--- Aim of the task ---
All the data must come back unchanged, except that pictures are left out.

--- Data segment ---
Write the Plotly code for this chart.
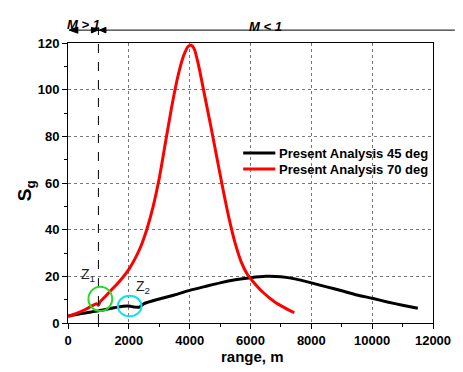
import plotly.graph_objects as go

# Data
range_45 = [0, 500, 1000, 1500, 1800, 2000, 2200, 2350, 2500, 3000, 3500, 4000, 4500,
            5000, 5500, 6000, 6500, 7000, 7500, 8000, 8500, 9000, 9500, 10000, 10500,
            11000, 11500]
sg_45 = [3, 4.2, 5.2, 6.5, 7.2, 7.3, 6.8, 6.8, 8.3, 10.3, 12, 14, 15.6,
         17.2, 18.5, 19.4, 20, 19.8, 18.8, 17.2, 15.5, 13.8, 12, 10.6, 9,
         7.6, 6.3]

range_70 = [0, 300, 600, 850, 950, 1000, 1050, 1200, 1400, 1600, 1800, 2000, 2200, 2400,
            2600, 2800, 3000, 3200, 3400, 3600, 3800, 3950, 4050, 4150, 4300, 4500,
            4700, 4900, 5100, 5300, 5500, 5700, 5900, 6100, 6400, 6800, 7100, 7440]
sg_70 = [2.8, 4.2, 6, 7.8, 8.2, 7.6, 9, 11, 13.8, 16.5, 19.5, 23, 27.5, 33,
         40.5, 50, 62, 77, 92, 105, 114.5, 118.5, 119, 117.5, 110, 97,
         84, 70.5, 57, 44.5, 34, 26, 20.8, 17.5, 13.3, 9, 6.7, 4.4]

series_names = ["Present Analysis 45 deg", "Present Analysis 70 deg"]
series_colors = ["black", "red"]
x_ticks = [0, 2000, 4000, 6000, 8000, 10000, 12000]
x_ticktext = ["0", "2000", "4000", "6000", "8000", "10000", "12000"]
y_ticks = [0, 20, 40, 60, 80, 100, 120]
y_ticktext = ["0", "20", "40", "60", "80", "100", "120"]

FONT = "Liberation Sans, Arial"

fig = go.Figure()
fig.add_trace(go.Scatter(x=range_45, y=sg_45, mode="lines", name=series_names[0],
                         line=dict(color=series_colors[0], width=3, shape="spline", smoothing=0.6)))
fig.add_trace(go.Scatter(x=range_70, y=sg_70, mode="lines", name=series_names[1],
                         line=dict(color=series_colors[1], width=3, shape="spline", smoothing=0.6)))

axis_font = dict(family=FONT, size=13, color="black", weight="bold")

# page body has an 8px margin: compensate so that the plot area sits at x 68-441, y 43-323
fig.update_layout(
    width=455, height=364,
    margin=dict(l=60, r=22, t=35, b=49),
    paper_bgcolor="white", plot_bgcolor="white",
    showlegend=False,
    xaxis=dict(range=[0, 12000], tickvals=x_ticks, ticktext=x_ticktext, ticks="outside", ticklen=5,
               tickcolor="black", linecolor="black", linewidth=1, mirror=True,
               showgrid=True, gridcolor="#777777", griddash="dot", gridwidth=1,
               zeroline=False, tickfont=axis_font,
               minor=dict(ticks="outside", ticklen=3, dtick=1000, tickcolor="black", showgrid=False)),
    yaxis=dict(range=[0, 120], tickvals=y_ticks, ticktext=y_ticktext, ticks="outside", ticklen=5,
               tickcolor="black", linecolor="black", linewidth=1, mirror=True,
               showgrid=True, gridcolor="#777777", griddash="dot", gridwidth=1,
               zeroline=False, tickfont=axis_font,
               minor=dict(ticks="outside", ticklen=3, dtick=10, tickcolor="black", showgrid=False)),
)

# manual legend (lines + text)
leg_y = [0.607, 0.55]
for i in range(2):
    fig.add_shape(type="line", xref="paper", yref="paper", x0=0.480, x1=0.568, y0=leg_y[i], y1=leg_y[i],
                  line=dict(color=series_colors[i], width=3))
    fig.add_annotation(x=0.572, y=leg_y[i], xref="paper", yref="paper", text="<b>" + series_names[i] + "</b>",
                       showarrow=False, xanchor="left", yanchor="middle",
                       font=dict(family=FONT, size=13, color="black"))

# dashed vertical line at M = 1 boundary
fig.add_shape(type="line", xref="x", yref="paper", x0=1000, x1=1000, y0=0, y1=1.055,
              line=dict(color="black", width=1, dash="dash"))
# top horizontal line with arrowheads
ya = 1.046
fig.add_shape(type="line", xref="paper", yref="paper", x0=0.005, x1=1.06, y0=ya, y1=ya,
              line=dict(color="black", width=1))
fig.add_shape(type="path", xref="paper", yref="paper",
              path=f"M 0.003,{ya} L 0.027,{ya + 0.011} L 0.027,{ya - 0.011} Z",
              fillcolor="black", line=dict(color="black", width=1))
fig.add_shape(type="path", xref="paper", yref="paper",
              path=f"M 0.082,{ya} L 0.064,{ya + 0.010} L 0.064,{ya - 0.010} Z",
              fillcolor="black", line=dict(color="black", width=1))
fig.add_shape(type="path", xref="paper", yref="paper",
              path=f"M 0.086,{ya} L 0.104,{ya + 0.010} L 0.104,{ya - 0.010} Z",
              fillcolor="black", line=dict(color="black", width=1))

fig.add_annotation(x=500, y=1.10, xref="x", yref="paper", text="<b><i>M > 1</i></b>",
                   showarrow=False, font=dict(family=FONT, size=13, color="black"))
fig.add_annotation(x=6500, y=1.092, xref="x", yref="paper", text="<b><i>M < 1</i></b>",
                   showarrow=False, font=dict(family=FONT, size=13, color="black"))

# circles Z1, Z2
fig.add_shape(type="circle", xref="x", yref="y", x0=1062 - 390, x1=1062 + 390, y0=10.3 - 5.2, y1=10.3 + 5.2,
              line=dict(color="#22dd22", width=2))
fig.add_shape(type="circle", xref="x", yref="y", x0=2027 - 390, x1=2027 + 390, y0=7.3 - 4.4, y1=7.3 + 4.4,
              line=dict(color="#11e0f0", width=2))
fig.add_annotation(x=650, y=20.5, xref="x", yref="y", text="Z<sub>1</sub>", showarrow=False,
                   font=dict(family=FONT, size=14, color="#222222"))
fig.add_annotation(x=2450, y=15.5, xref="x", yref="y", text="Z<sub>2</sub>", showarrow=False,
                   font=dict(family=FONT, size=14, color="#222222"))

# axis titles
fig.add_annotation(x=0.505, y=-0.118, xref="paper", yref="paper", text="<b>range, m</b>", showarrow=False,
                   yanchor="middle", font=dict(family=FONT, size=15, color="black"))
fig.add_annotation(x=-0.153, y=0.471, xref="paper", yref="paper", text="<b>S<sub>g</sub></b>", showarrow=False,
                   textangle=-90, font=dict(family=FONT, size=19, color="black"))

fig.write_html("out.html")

--- Output for this task ---
Write the Plotly code for this chart.
import plotly.graph_objects as go

# Data
range_45 = [0, 500, 1000, 1500, 1800, 2000, 2200, 2350, 2500, 3000, 3500, 4000, 4500,
            5000, 5500, 6000, 6500, 7000, 7500, 8000, 8500, 9000, 9500, 10000, 10500,
            11000, 11500]
sg_45 = [3, 4.2, 5.2, 6.5, 7.2, 7.3, 6.8, 6.8, 8.3, 10.3, 12, 14, 15.6,
         17.2, 18.5, 19.4, 20, 19.8, 18.8, 17.2, 15.5, 13.8, 12, 10.6, 9,
         7.6, 6.3]

range_70 = [0, 300, 600, 850, 950, 1000, 1050, 1200, 1400, 1600, 1800, 2000, 2200, 2400,
            2600, 2800, 3000, 3200, 3400, 3600, 3800, 3950, 4050, 4150, 4300, 4500,
            4700, 4900, 5100, 5300, 5500, 5700, 5900, 6100, 6400, 6800, 7100, 7440]
sg_70 = [2.8, 4.2, 6, 7.8, 8.2, 7.6, 9, 11, 13.8, 16.5, 19.5, 23, 27.5, 33,
         40.5, 50, 62, 77, 92, 105, 114.5, 118.5, 119, 117.5, 110, 97,
         84, 70.5, 57, 44.5, 34, 26, 20.8, 17.5, 13.3, 9, 6.7, 4.4]

series_names = ["Present Analysis 45 deg", "Present Analysis 70 deg"]
series_colors = ["black", "red"]
x_ticks = [0, 2000, 4000, 6000, 8000, 10000, 12000]
x_ticktext = ["0", "2000", "4000", "6000", "8000", "10000", "12000"]
y_ticks = [0, 20, 40, 60, 80, 100, 120]
y_ticktext = ["0", "20", "40", "60", "80", "100", "120"]

FONT = "Liberation Sans, Arial"

fig = go.Figure()
fig.add_trace(go.Scatter(x=range_45, y=sg_45, mode="lines", name=series_names[0],
                         line=dict(color=series_colors[0], width=3, shape="spline", smoothing=0.6)))
fig.add_trace(go.Scatter(x=range_70, y=sg_70, mode="lines", name=series_names[1],
                         line=dict(color=series_colors[1], width=3, shape="spline", smoothing=0.6)))

axis_font = dict(family=FONT, size=13, color="black", weight="bold")

# page body has an 8px margin: compensate so that the plot area sits at x 68-441, y 43-323
fig.update_layout(
    width=455, height=364,
    margin=dict(l=60, r=22, t=35, b=49),
    paper_bgcolor="white", plot_bgcolor="white",
    showlegend=False,
    xaxis=dict(range=[0, 12000], tickvals=x_ticks, ticktext=x_ticktext, ticks="outside", ticklen=5,
               tickcolor="black", linecolor="black", linewidth=1, mirror=True,
               showgrid=True, gridcolor="#777777", griddash="dot", gridwidth=1,
               zeroline=False, tickfont=axis_font,
               minor=dict(ticks="outside", ticklen=3, dtick=1000, tickcolor="black", showgrid=False)),
    yaxis=dict(range=[0, 120], tickvals=y_ticks, ticktext=y_ticktext, ticks="outside", ticklen=5,
               tickcolor="black", linecolor="black", linewidth=1, mirror=True,
               showgrid=True, gridcolor="#777777", griddash="dot", gridwidth=1,
               zeroline=False, tickfont=axis_font,
               minor=dict(ticks="outside", ticklen=3, dtick=10, tickcolor="black", showgrid=False)),
)

# manual legend (lines + text)
leg_y = [0.607, 0.55]
for i in range(2):
    fig.add_shape(type="line", xref="paper", yref="paper", x0=0.480, x1=0.568, y0=leg_y[i], y1=leg_y[i],
                  line=dict(color=series_colors[i], width=3))
    fig.add_annotation(x=0.572, y=leg_y[i], xref="paper", yref="paper", text="<b>" + series_names[i] + "</b>",
                       showarrow=False, xanchor="left", yanchor="middle",
                       font=dict(family=FONT, size=13, color="black"))

# dashed vertical line at M = 1 boundary
fig.add_shape(type="line", xref="x", yref="paper", x0=1000, x1=1000, y0=0, y1=1.055,
              line=dict(color="black", width=1, dash="dash"))
# top horizontal line with arrowheads
ya = 1.046
fig.add_shape(type="line", xref="paper", yref="paper", x0=0.005, x1=1.06, y0=ya, y1=ya,
              line=dict(color="black", width=1))
fig.add_shape(type="path", xref="paper", yref="paper",
              path=f"M 0.003,{ya} L 0.027,{ya + 0.011} L 0.027,{ya - 0.011} Z",
              fillcolor="black", line=dict(color="black", width=1))
fig.add_shape(type="path", xref="paper", yref="paper",
              path=f"M 0.082,{ya} L 0.064,{ya + 0.010} L 0.064,{ya - 0.010} Z",
              fillcolor="black", line=dict(color="black", width=1))
fig.add_shape(type="path", xref="paper", yref="paper",
              path=f"M 0.086,{ya} L 0.104,{ya + 0.010} L 0.104,{ya - 0.010} Z",
              fillcolor="black", line=dict(color="black", width=1))

fig.add_annotation(x=500, y=1.10, xref="x", yref="paper", text="<b><i>M > 1</i></b>",
                   showarrow=False, font=dict(family=FONT, size=13, color="black"))
fig.add_annotation(x=6500, y=1.092, xref="x", yref="paper", text="<b><i>M < 1</i></b>",
                   showarrow=False, font=dict(family=FONT, size=13, color="black"))

# circles Z1, Z2
fig.add_shape(type="circle", xref="x", yref="y", x0=1062 - 390, x1=1062 + 390, y0=10.3 - 5.2, y1=10.3 + 5.2,
              line=dict(color="#22dd22", width=2))
fig.add_shape(type="circle", xref="x", yref="y", x0=2027 - 390, x1=2027 + 390, y0=7.3 - 4.4, y1=7.3 + 4.4,
              line=dict(color="#11e0f0", width=2))
fig.add_annotation(x=650, y=20.5, xref="x", yref="y", text="Z<sub>1</sub>", showarrow=False,
                   font=dict(family=FONT, size=14, color="#222222"))
fig.add_annotation(x=2450, y=15.5, xref="x", yref="y", text="Z<sub>2</sub>", showarrow=False,
                   font=dict(family=FONT, size=14, color="#222222"))

# axis titles
fig.add_annotation(x=0.505, y=-0.118, xref="paper", yref="paper", text="<b>range, m</b>", showarrow=False,
                   yanchor="middle", font=dict(family=FONT, size=15, color="black"))
fig.add_annotation(x=-0.153, y=0.471, xref="paper", yref="paper", text="<b>S<sub>g</sub></b>", showarrow=False,
                   textangle=-90, font=dict(family=FONT, size=19, color="black"))

fig.write_html("out.html")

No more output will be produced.